“...some people say it’s a miscarriage of justice...”
That claim can be made within our judicial system because our system takes such precautions to rightfully make the government prove it’s case to a high state of probability.
However, specifically in this case, one of critical spying and intelligence methods, every government will have security protocols that are going to come out of high ranking government officials. So, the defense claim is nearly guaranteed due to national security.
A defense claim of “release the classified documents” so I can defend myself is almost prerequisite in any spying case. It’s also certain that the documents won’t be released. Everything I’ve read on this case points to not just the highest security classifications but executive intervention to protect national security. I haven’t seen anything that supports the claim that there has been declassification of ALL of the information.
Just as the Bush Admin, imo, rightfully waterboarded/tortured high level terrorists to protect the nation...there are circumstances where unique intervention in a national security spying case gets intervention.
Civil Rights and Libertarian complaints aside, sometimes you have to trust your government. I’m sure you’re aware that Israel does the same thing and probably to a greater extent due to their precarious and vulnerable position in the Middle East.
This tension has played out throughout American history - between total freedom and limits on that freedom, as it does in other countries.

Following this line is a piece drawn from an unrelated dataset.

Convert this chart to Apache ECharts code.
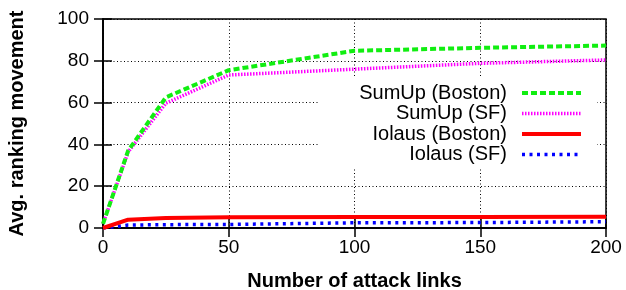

Not really, attorneys (and judges) have necessary security clearances, and when necessary proceedings are non-public. You may recall discussions of the process relative to GITMO trials. In any case, that’s no longer an issue, the information in the letter is declassified, there’s no reason not to declassify the letter, certainly no reason not to let his attorneys read it. As I understand it the primary legal issues revolve around the fact that he was presumably sentenced based on the letter, the content of which was in all liklihood unrelated to the crime he plead guilty to. The fact that other than 60 seconds in the courtroom, neither he nor his attorneys know what the basis of his sentencing was, thus were unable to contest the facts. And the fact that his attorney “forgot” to file his appeal, thus it was denied. A decision (not to get an appeal) upheld 2-1 on appeal. It may not be a miscarriage, we can’t know, but the system was clearly abused. I’ll note if he’d received the death penalty as many suggest, he’d have gotten his appeal.